- Records from a dataset
........

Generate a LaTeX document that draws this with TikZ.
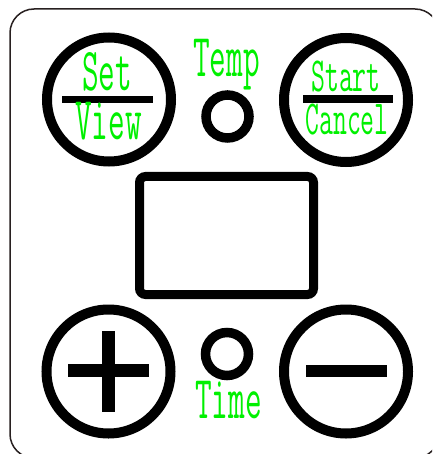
\documentclass[tikz,border=0pt]{standalone}
\usepackage{fontspec}
\usepackage{graphicx}
\definecolor{lbl}{RGB}{0,240,0}
\definecolor{frame}{RGB}{40,32,32}
\tikzset{
  bigbtn/.style={circle, draw=black, line width=10pt, minimum size=124pt, inner sep=0pt},
  led/.style={circle, draw=black, line width=9.5pt, minimum size=43pt, inner sep=0pt},
  lbltxt/.style={text=lbl, anchor=base, inner sep=0pt},
  bar/.style={fill=black, draw=none},
}
\newcommand{\bigtxt}[1]{{\ttfamily\fontsize{61}{61}\selectfont\raisebox{0pt}[26pt][0pt]{\scalebox{0.53}[1]{#1}}}}
\newcommand{\smtxt}[1]{{\ttfamily\fontsize{49}{49}\selectfont\raisebox{0pt}[22pt][0pt]{\scalebox{0.55}[1]{#1}}}}
\begin{document}
\begin{tikzpicture}[x=1pt,y=-1pt]
\useasboundingbox (0,0) rectangle (432,454);
\clip (0,0) rectangle (432,454);
% outer frame
\draw[frame, line width=1.5pt, rounded corners=24pt] (10,9) rectangle (439,458);
% buttons
\node[bigbtn] (setbtn) at (109,99.5) {};
\node[bigbtn] (startbtn) at (346,100) {};
\node[bigbtn] (plusbtn) at (108.5,371.5) {};
\node[bigbtn] (minusbtn) at (346,371.5) {};
% leds
\node[led] (templed) at (227.5,116.5) {};
\node[led] (timeled) at (227,354) {};
% display
\node[draw=black, line width=9pt, rounded corners=6pt, minimum width=174pt, minimum height=118pt, inner sep=0pt] (display) at (226.5,235.5) {};
% dividers
\fill[bar] (62,96) rectangle (153,103);
\fill[bar] (303,95) rectangle (393,103);
% plus and minus
\fill[bar] (68,364) rectangle (149,377);
\fill[bar] (102,331) rectangle (115,412);
\fill[bar] (306,365) rectangle (387,377);
% labels
\node[lbltxt] (settxt) at (107,91) {\bigtxt{Set}};
\node[lbltxt] (viewtxt) at (108.5,140) {\bigtxt{View}};
\node[lbltxt] (starttxt) at (346,92) {\smtxt{Start}};
\node[lbltxt] (canceltxt) at (347,135) {\smtxt{Cancel}};
\node[lbltxt] (temptxt) at (226.5,77) {\bigtxt{Temp}};
\node[lbltxt] (timetxt) at (228.5,418) {\bigtxt{Time}};
\end{tikzpicture}
\end{document}
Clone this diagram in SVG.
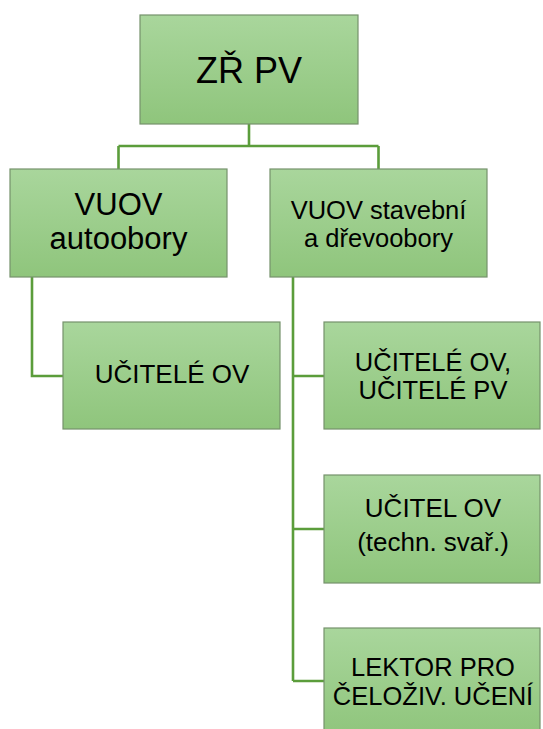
<svg xmlns="http://www.w3.org/2000/svg" width="543" height="729" viewBox="0 0 543 729">
<defs>
<linearGradient id="g" x1="0" y1="0" x2="0" y2="1">
<stop offset="0" stop-color="#a9d69c"/>
<stop offset="1" stop-color="#8fc57c"/>
</linearGradient>
<style>
.box{fill:url(#g);stroke:#76926c;stroke-width:1.2}
.t{font-family:"Liberation Sans",Arial,sans-serif;fill:#000;text-anchor:middle}
.c{fill:none;stroke:#5b9d3b;stroke-width:2.6}
</style>
</defs>
<rect width="543" height="729" fill="#fff"/>
<g id="connectors">
<path class="c" d="M249 124V146M118.5 146H378.5M118.5 146V169M378.5 146V169"/>
<path class="c" d="M32 277V376H63"/>
<path class="c" d="M293 277V681M293 376H324M293 529H324M293 681H324"/>
</g>
<g id="n-zrpv">
<rect class="box" x="140" y="15" width="218" height="109"/>
<text class="t" x="249" y="83" font-size="36">ZŘ PV</text>
</g>
<g id="n-vuov-auto">
<rect class="box" x="10" y="169" width="217" height="108"/>
<text class="t" x="118.5" y="215" font-size="31">VUOV</text>
<text class="t" x="118.5" y="249" font-size="31">autoobory</text>
</g>
<g id="n-vuov-stav">
<rect class="box" x="270" y="169" width="217" height="108"/>
<text class="t" x="378.5" y="218.5" font-size="25.5">VUOV stavební</text>
<text class="t" x="378.5" y="247" font-size="25.5">a dřevoobory</text>
</g>
<g id="n-ucitele-ov">
<rect class="box" x="63" y="322" width="217" height="107"/>
<text class="t" x="172" y="383" font-size="26">UČITELÉ OV</text>
</g>
<g id="n-ucitele-ov-pv">
<rect class="box" x="324" y="322" width="216" height="107"/>
<text class="t" x="433" y="370.5" font-size="25.5">UČITELÉ OV,</text>
<text class="t" x="433" y="399" font-size="25.5">UČITELÉ PV</text>
</g>
<g id="n-ucitel-ov">
<rect class="box" x="324" y="475" width="216" height="108"/>
<text class="t" x="433" y="517" font-size="26">UČITEL OV</text>
<text class="t" x="433" y="551" font-size="26">(techn. svař.)</text>
</g>
<g id="n-lektor">
<rect class="box" x="324" y="628" width="216" height="108"/>
<text class="t" x="433" y="676" font-size="25.5">LEKTOR PRO</text>
<text class="t" x="433" y="704.5" font-size="25.5">ČELOŽIV. UČENÍ</text>
</g>
</svg>
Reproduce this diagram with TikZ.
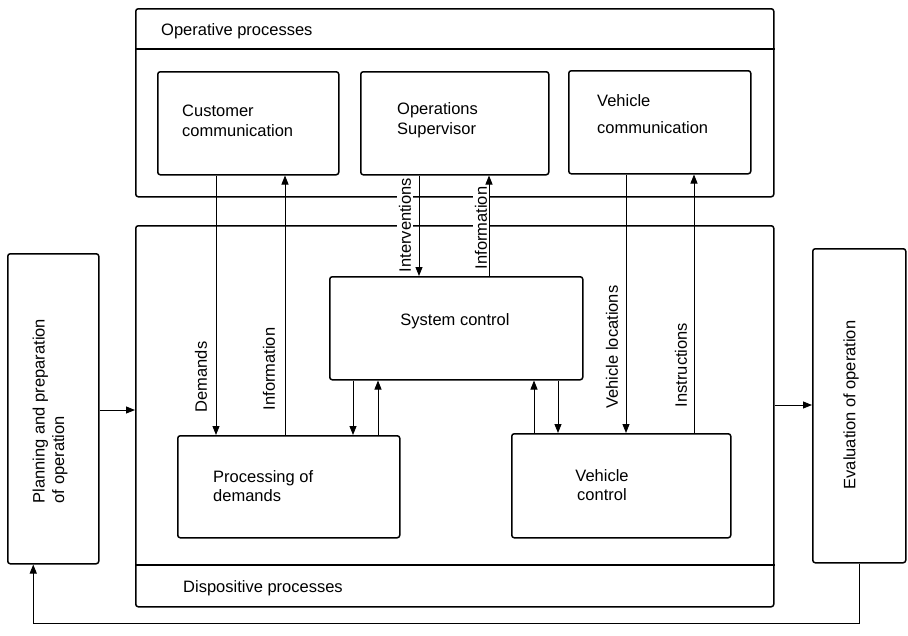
\documentclass[tikz,border=0pt]{standalone}
\usepackage{fontspec}
\setmainfont{Liberation Sans}
\usetikzlibrary{arrows.meta}
\begin{document}
\begin{tikzpicture}[x=1pt,y=-1pt,
  frame/.style={draw, line width=1.5pt, rounded corners=2.5pt, anchor=north west, inner sep=0pt},
  txt/.style={font=\fontsize{16.5}{19.5}\selectfont, inner sep=0pt, align=left},
  arr/.style={line width=0.9pt, -{Triangle[length=9pt,width=7pt]}},
  lbl/.style={font=\fontsize{16.5}{19.5}\selectfont, rotate=90, inner sep=1.5pt}]
\useasboundingbox (0,0) rectangle (908,635);

% outer frames
\node[frame, minimum width=638pt, minimum height=188pt] (op) at (135,8) {};
\coordinate (hdr) at (0,49);
\draw[line width=1.5pt] (op.west |- hdr) -- (op.east |- hdr);
\node[txt, anchor=base west] (optxt) at (161,35) {Operative processes};

\node[frame, minimum width=638pt, minimum height=381pt] (dp) at (135,225) {};
\coordinate (ftr) at (0,565);
\draw[line width=1.5pt] (dp.west |- ftr) -- (dp.east |- ftr);
\node[txt, anchor=base west] (dptxt) at (183,592) {Dispositive processes};

% operative boxes
\node[frame, minimum width=181pt, minimum height=103pt] (cc) at (157,71) {};
\node[txt, anchor=west] (cctxt) at (182,121) {Customer\\communication};
\node[frame, minimum width=188pt, minimum height=103pt] (os) at (360,71) {};
\node[txt, anchor=west] (ostxt) at (397,120) {Operations\\Supervisor};
\node[frame, minimum width=182pt, minimum height=103pt] (vc) at (568,70) {};
\node[txt, anchor=west] (vctxt) at (597,114) {Vehicle\\[8pt]communication};

% dispositive boxes
\node[frame, minimum width=253pt, minimum height=103pt] (sc) at (329,276) {};
\node[txt, anchor=base] (sctxt) at (455,325) {System control};
\node[frame, minimum width=222pt, minimum height=102pt] (pd) at (177,435) {};
\node[txt, anchor=west] (pdtxt) at (213,486) {Processing of\\demands};
\node[frame, minimum width=219pt, minimum height=104pt] (vk) at (511,433) {};
\node[txt, align=center] (vktxt) at (602,485) {Vehicle\\control};

% side boxes
\node[frame, minimum width=91pt, minimum height=310pt] (plan) at (7,253) {};
\node[txt, rotate=90] (plantxt) at (50,411) {Planning and preparation\\of operation};
\node[frame, minimum width=93pt, minimum height=314pt] (eval) at (812,248) {};
\node[txt, rotate=90] (evaltxt) at (851,405) {Evaluation of operation};

% x positions of vertical connectors
\coordinate (xd) at (216,0);
\coordinate (xi) at (285,0);
\coordinate (xiv) at (419,0);
\coordinate (xin) at (489,0);
\coordinate (xvl) at (626,0);
\coordinate (xis) at (694,0);
\coordinate (xa) at (353,0);
\coordinate (xb) at (378,0);
\coordinate (xc) at (534,0);
\coordinate (xe) at (558,0);

\draw[arr] (cc.south -| xd) -- (pd.north -| xd);
\draw[arr] (pd.north -| xi) -- (cc.south -| xi);
\draw[arr] (os.south -| xiv) -- (sc.north -| xiv);
\draw[arr] (sc.north -| xin) -- (os.south -| xin);
\draw[arr] (vc.south -| xvl) -- (vk.north -| xvl);
\draw[arr] (vk.north -| xis) -- (vc.south -| xis);
\draw[arr] (sc.south -| xa) -- (pd.north -| xa);
\draw[arr] (pd.north -| xb) -- (sc.south -| xb);
\draw[arr] (vk.north -| xc) -- (sc.south -| xc);
\draw[arr] (sc.south -| xe) -- (vk.north -| xe);

% connector labels
\node[lbl] (ldem) at (201,377) {Demands};
\node[lbl] (linf1) at (269,369) {Information};
\node[lbl, fill=white] (lint) at (405,225) {Interventions};
\node[lbl, fill=white] (linf2) at (481,228) {Information};
\node[lbl] (lvl) at (612,347) {Vehicle locations};
\node[lbl] (lins) at (681,365) {Instructions};

% side connectors
\coordinate (ya) at (0,410);
\coordinate (yb) at (0,405);
\coordinate (yfb) at (0,623);
\draw[arr] (plan.east |- ya) -- (dp.west |- ya);
\draw[arr] (dp.east |- yb) -- (eval.west |- yb);
\coordinate (fbx) at ([xshift=-20pt]plan.south);
\draw[arr] (eval.south) -- (eval.south |- yfb) -- (fbx |- yfb) -- (fbx);
\end{tikzpicture}
\end{document}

........

- Stated problem
Select all lines with the word "diagram" from the entries above.

- Solution to the problem
Clone this diagram in SVG.
Reproduce this diagram with TikZ.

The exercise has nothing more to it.